▶ _Available data_
* start *
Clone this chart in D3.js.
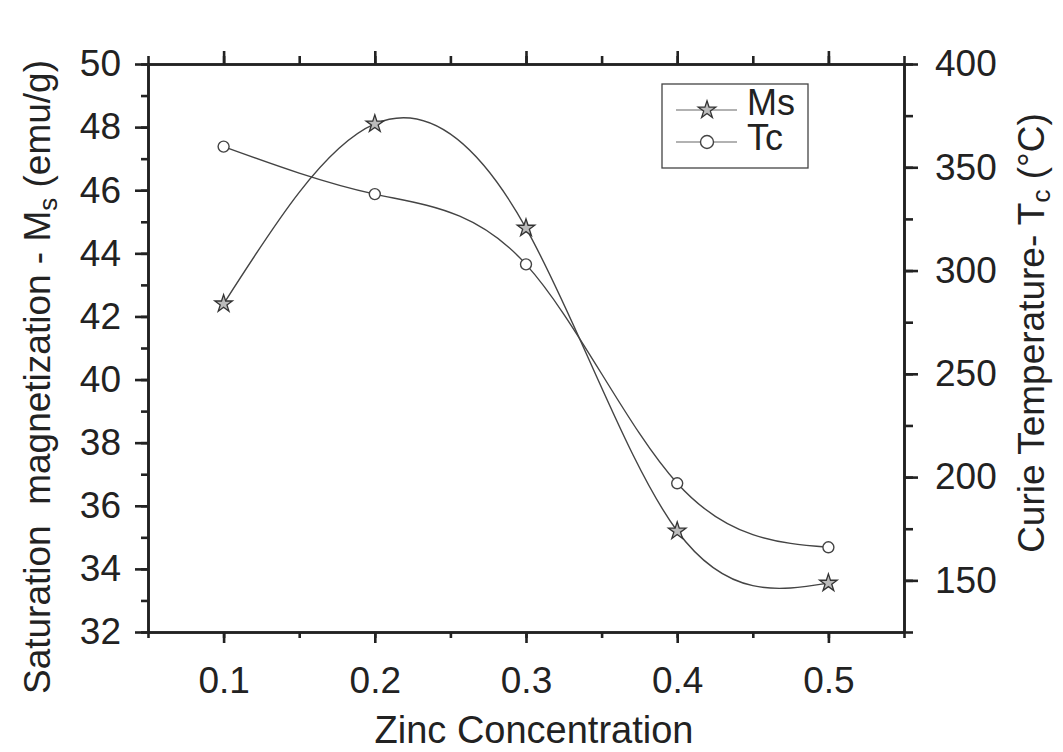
<!DOCTYPE html>
<html>
<head>
<meta charset="utf-8">
<script src="https://cdn.jsdelivr.net/npm/d3@7/dist/d3.min.js"></script>
<style>
  html, body { margin: 0; padding: 0; background: #fff; }
  svg { display: block; font-family: "Liberation Sans", Arial, sans-serif; }
</style>
</head>
<body>
<svg id="chart" width="1063" height="752"></svg>
<script>
// Zinc concentration series
const zinc = [0.1, 0.2, 0.3, 0.4, 0.5];
const msValues = [42.4, 48.1, 44.8, 35.2, 33.55];   // emu/g
const tcValues = [360, 337, 303, 197, 166];         // °C
const xTicks = [0.1, 0.2, 0.3, 0.4, 0.5];
const msTicks = [32, 34, 36, 38, 40, 42, 44, 46, 48, 50];
const tcTicks = [150, 200, 250, 300, 350, 400];
const legendLabels = ["Ms", "Tc"];

const svg = d3.select("#chart");
const margin = { left: 148, right: 904, top: 64, bottom: 632 };
const axisColor = "#222";
const lineColor = "#444";

const x = d3.scaleLinear().domain([0.05, 0.55]).range([margin.left, margin.right]);
const yL = d3.scaleLinear().domain([32, 50]).range([margin.bottom, margin.top]);
const yR = d3.scaleLinear().domain([125, 400]).range([margin.bottom, margin.top]);

const minorX = d3.range(0.05, 0.551, 0.05).map(v => +v.toFixed(2));
const minorL = d3.range(32, 50.1, 1);
const minorR = d3.range(125, 400.1, 25);

function styleAxis(g) {
  g.select(".domain").attr("stroke", axisColor).attr("stroke-width", 2.6);
  g.selectAll(".tick line").attr("stroke", axisColor).attr("stroke-width", 2.6);
  g.selectAll(".tick text").attr("fill", "#222").style("font-size", "37px");
}

// minor ticks first
svg.append("g").attr("transform", `translate(0,${margin.bottom})`)
  .call(d3.axisBottom(x).tickValues(minorX).tickSize(6).tickFormat("").tickSizeOuter(0))
  .call(styleAxis);
svg.append("g").attr("transform", `translate(0,${margin.top})`)
  .call(d3.axisBottom(x).tickValues(minorX).tickSize(-8).tickFormat("").tickSizeOuter(0))
  .call(styleAxis);
svg.append("g").attr("transform", `translate(${margin.left},0)`)
  .call(d3.axisLeft(yL).tickValues(minorL).tickSize(7).tickFormat("").tickSizeOuter(0))
  .call(styleAxis);
svg.append("g").attr("transform", `translate(${margin.right},0)`)
  .call(d3.axisRight(yR).tickValues(minorR).tickSize(9).tickFormat("").tickSizeOuter(0))
  .call(styleAxis);

// major ticks + labels
svg.append("g").attr("transform", `translate(0,${margin.bottom})`)
  .call(d3.axisBottom(x).tickValues(xTicks).tickSize(11).tickPadding(24).tickFormat(d3.format(".1f")).tickSizeOuter(0))
  .call(styleAxis);
svg.append("g").attr("transform", `translate(0,${margin.top})`)
  .call(d3.axisBottom(x).tickValues(xTicks).tickSize(-13).tickFormat("").tickSizeOuter(0))
  .call(styleAxis);
svg.append("g").attr("transform", `translate(${margin.left},0)`)
  .call(d3.axisLeft(yL).tickValues(msTicks).tickSize(13).tickPadding(14).tickFormat(d3.format("d")).tickSizeOuter(0))
  .call(styleAxis);
svg.append("g").attr("transform", `translate(${margin.right},0)`)
  .call(d3.axisRight(yR).tickValues(tcTicks).tickSize(14).tickPadding(17).tickFormat(d3.format("d")).tickSizeOuter(0))
  .call(styleAxis);

// Curves
const data = zinc.map((z, i) => ({ z, ms: msValues[i], tc: tcValues[i] }));
const lineMs = d3.line().x(d => x(d.z)).y(d => yL(d.ms)).curve(d3.curveNatural);
const lineTc = d3.line().x(d => x(d.z)).y(d => yR(d.tc)).curve(d3.curveNatural);

svg.append("path").datum(data).attr("d", lineTc)
  .attr("fill", "none").attr("stroke", lineColor).attr("stroke-width", 1.4);
svg.append("path").datum(data).attr("d", lineMs)
  .attr("fill", "none").attr("stroke", lineColor).attr("stroke-width", 1.4);

const star = d3.symbol().type(d3.symbolStar).size(95);
svg.append("g").selectAll("path").data(data).join("path")
  .attr("d", star)
  .attr("transform", d => `translate(${x(d.z)},${yL(d.ms)})`)
  .attr("fill", "#bbb").attr("stroke", "#333").attr("stroke-width", 1.3);
svg.append("g").selectAll("circle").data(data).join("circle")
  .attr("cx", d => x(d.z)).attr("cy", d => yR(d.tc)).attr("r", 5.5)
  .attr("fill", "#fff").attr("stroke", "#444").attr("stroke-width", 1.4);

// Legend
const lg = svg.append("g");
lg.append("rect").attr("x", 662).attr("y", 84).attr("width", 146).attr("height", 84)
  .attr("fill", "#fff").attr("stroke", "#444").attr("stroke-width", 1.3);
const legendY = [110, 142];
const legendBase = [115, 150];
legendLabels.forEach((lab, i) => {
  lg.append("line").attr("x1", 676).attr("x2", 737).attr("y1", legendY[i]).attr("y2", legendY[i])
    .attr("stroke", "#999").attr("stroke-width", 1.6);
  if (i === 0) {
    lg.append("path").attr("d", star).attr("transform", `translate(707,${legendY[i]})`)
      .attr("fill", "#bbb").attr("stroke", "#333").attr("stroke-width", 1.3);
  } else {
    lg.append("circle").attr("cx", 707).attr("cy", legendY[i]).attr("r", 6.5)
      .attr("fill", "#fff").attr("stroke", "#444").attr("stroke-width", 1.4);
  }
  lg.append("text").attr("x", 747).attr("y", legendBase[i]).text(lab)
    .attr("fill", "#222").style("font-size", "36px");
});

// Axis titles
svg.append("text").attr("x", 534).attr("y", 743).attr("text-anchor", "middle")
  .style("font-size", "38px").attr("fill", "#222").text("Zinc Concentration");

const lt = svg.append("text").attr("transform", "translate(50,377) rotate(-90)")
  .attr("text-anchor", "middle").style("font-size", "37px").attr("fill", "#222")
  .attr("xml:space", "preserve");
lt.append("tspan").text("Saturation  magnetization - M");
lt.append("tspan").attr("dy", 7).style("font-size", "26px").text("s");
lt.append("tspan").attr("dy", -7).text(" (emu/g)");

const rt = svg.append("text").attr("transform", "translate(1044,333) rotate(-90)")
  .attr("text-anchor", "middle").style("font-size", "37px").attr("fill", "#222");
rt.append("tspan").text("Curie Temperature- T");
rt.append("tspan").attr("dy", 6).style("font-size", "26px").text("c");
rt.append("tspan").attr("dy", -6).text(" (°C)");
</script>
</body>
</html>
* end *
▶ _Do this_
Omit the pictures and reproduce the listing exactly.

▶ _Exercise answer_
Clone this chart in D3.js.
<!DOCTYPE html>
<html>
<head>
<meta charset="utf-8">
<script src="https://cdn.jsdelivr.net/npm/d3@7/dist/d3.min.js"></script>
<style>
  html, body { margin: 0; padding: 0; background: #fff; }
  svg { display: block; font-family: "Liberation Sans", Arial, sans-serif; }
</style>
</head>
<body>
<svg id="chart" width="1063" height="752"></svg>
<script>
// Zinc concentration series
const zinc = [0.1, 0.2, 0.3, 0.4, 0.5];
const msValues = [42.4, 48.1, 44.8, 35.2, 33.55];   // emu/g
const tcValues = [360, 337, 303, 197, 166];         // °C
const xTicks = [0.1, 0.2, 0.3, 0.4, 0.5];
const msTicks = [32, 34, 36, 38, 40, 42, 44, 46, 48, 50];
const tcTicks = [150, 200, 250, 300, 350, 400];
const legendLabels = ["Ms", "Tc"];

const svg = d3.select("#chart");
const margin = { left: 148, right: 904, top: 64, bottom: 632 };
const axisColor = "#222";
const lineColor = "#444";

const x = d3.scaleLinear().domain([0.05, 0.55]).range([margin.left, margin.right]);
const yL = d3.scaleLinear().domain([32, 50]).range([margin.bottom, margin.top]);
const yR = d3.scaleLinear().domain([125, 400]).range([margin.bottom, margin.top]);

const minorX = d3.range(0.05, 0.551, 0.05).map(v => +v.toFixed(2));
const minorL = d3.range(32, 50.1, 1);
const minorR = d3.range(125, 400.1, 25);

function styleAxis(g) {
  g.select(".domain").attr("stroke", axisColor).attr("stroke-width", 2.6);
  g.selectAll(".tick line").attr("stroke", axisColor).attr("stroke-width", 2.6);
  g.selectAll(".tick text").attr("fill", "#222").style("font-size", "37px");
}

// minor ticks first
svg.append("g").attr("transform", `translate(0,${margin.bottom})`)
  .call(d3.axisBottom(x).tickValues(minorX).tickSize(6).tickFormat("").tickSizeOuter(0))
  .call(styleAxis);
svg.append("g").attr("transform", `translate(0,${margin.top})`)
  .call(d3.axisBottom(x).tickValues(minorX).tickSize(-8).tickFormat("").tickSizeOuter(0))
  .call(styleAxis);
svg.append("g").attr("transform", `translate(${margin.left},0)`)
  .call(d3.axisLeft(yL).tickValues(minorL).tickSize(7).tickFormat("").tickSizeOuter(0))
  .call(styleAxis);
svg.append("g").attr("transform", `translate(${margin.right},0)`)
  .call(d3.axisRight(yR).tickValues(minorR).tickSize(9).tickFormat("").tickSizeOuter(0))
  .call(styleAxis);

// major ticks + labels
svg.append("g").attr("transform", `translate(0,${margin.bottom})`)
  .call(d3.axisBottom(x).tickValues(xTicks).tickSize(11).tickPadding(24).tickFormat(d3.format(".1f")).tickSizeOuter(0))
  .call(styleAxis);
svg.append("g").attr("transform", `translate(0,${margin.top})`)
  .call(d3.axisBottom(x).tickValues(xTicks).tickSize(-13).tickFormat("").tickSizeOuter(0))
  .call(styleAxis);
svg.append("g").attr("transform", `translate(${margin.left},0)`)
  .call(d3.axisLeft(yL).tickValues(msTicks).tickSize(13).tickPadding(14).tickFormat(d3.format("d")).tickSizeOuter(0))
  .call(styleAxis);
svg.append("g").attr("transform", `translate(${margin.right},0)`)
  .call(d3.axisRight(yR).tickValues(tcTicks).tickSize(14).tickPadding(17).tickFormat(d3.format("d")).tickSizeOuter(0))
  .call(styleAxis);

// Curves
const data = zinc.map((z, i) => ({ z, ms: msValues[i], tc: tcValues[i] }));
const lineMs = d3.line().x(d => x(d.z)).y(d => yL(d.ms)).curve(d3.curveNatural);
const lineTc = d3.line().x(d => x(d.z)).y(d => yR(d.tc)).curve(d3.curveNatural);

svg.append("path").datum(data).attr("d", lineTc)
  .attr("fill", "none").attr("stroke", lineColor).attr("stroke-width", 1.4);
svg.append("path").datum(data).attr("d", lineMs)
  .attr("fill", "none").attr("stroke", lineColor).attr("stroke-width", 1.4);

const star = d3.symbol().type(d3.symbolStar).size(95);
svg.append("g").selectAll("path").data(data).join("path")
  .attr("d", star)
  .attr("transform", d => `translate(${x(d.z)},${yL(d.ms)})`)
  .attr("fill", "#bbb").attr("stroke", "#333").attr("stroke-width", 1.3);
svg.append("g").selectAll("circle").data(data).join("circle")
  .attr("cx", d => x(d.z)).attr("cy", d => yR(d.tc)).attr("r", 5.5)
  .attr("fill", "#fff").attr("stroke", "#444").attr("stroke-width", 1.4);

// Legend
const lg = svg.append("g");
lg.append("rect").attr("x", 662).attr("y", 84).attr("width", 146).attr("height", 84)
  .attr("fill", "#fff").attr("stroke", "#444").attr("stroke-width", 1.3);
const legendY = [110, 142];
const legendBase = [115, 150];
legendLabels.forEach((lab, i) => {
  lg.append("line").attr("x1", 676).attr("x2", 737).attr("y1", legendY[i]).attr("y2", legendY[i])
    .attr("stroke", "#999").attr("stroke-width", 1.6);
  if (i === 0) {
    lg.append("path").attr("d", star).attr("transform", `translate(707,${legendY[i]})`)
      .attr("fill", "#bbb").attr("stroke", "#333").attr("stroke-width", 1.3);
  } else {
    lg.append("circle").attr("cx", 707).attr("cy", legendY[i]).attr("r", 6.5)
      .attr("fill", "#fff").attr("stroke", "#444").attr("stroke-width", 1.4);
  }
  lg.append("text").attr("x", 747).attr("y", legendBase[i]).text(lab)
    .attr("fill", "#222").style("font-size", "36px");
});

// Axis titles
svg.append("text").attr("x", 534).attr("y", 743).attr("text-anchor", "middle")
  .style("font-size", "38px").attr("fill", "#222").text("Zinc Concentration");

const lt = svg.append("text").attr("transform", "translate(50,377) rotate(-90)")
  .attr("text-anchor", "middle").style("font-size", "37px").attr("fill", "#222")
  .attr("xml:space", "preserve");
lt.append("tspan").text("Saturation  magnetization - M");
lt.append("tspan").attr("dy", 7).style("font-size", "26px").text("s");
lt.append("tspan").attr("dy", -7).text(" (emu/g)");

const rt = svg.append("text").attr("transform", "translate(1044,333) rotate(-90)")
  .attr("text-anchor", "middle").style("font-size", "37px").attr("fill", "#222");
rt.append("tspan").text("Curie Temperature- T");
rt.append("tspan").attr("dy", 6).style("font-size", "26px").text("c");
rt.append("tspan").attr("dy", -6).text(" (°C)");
</script>
</body>
</html>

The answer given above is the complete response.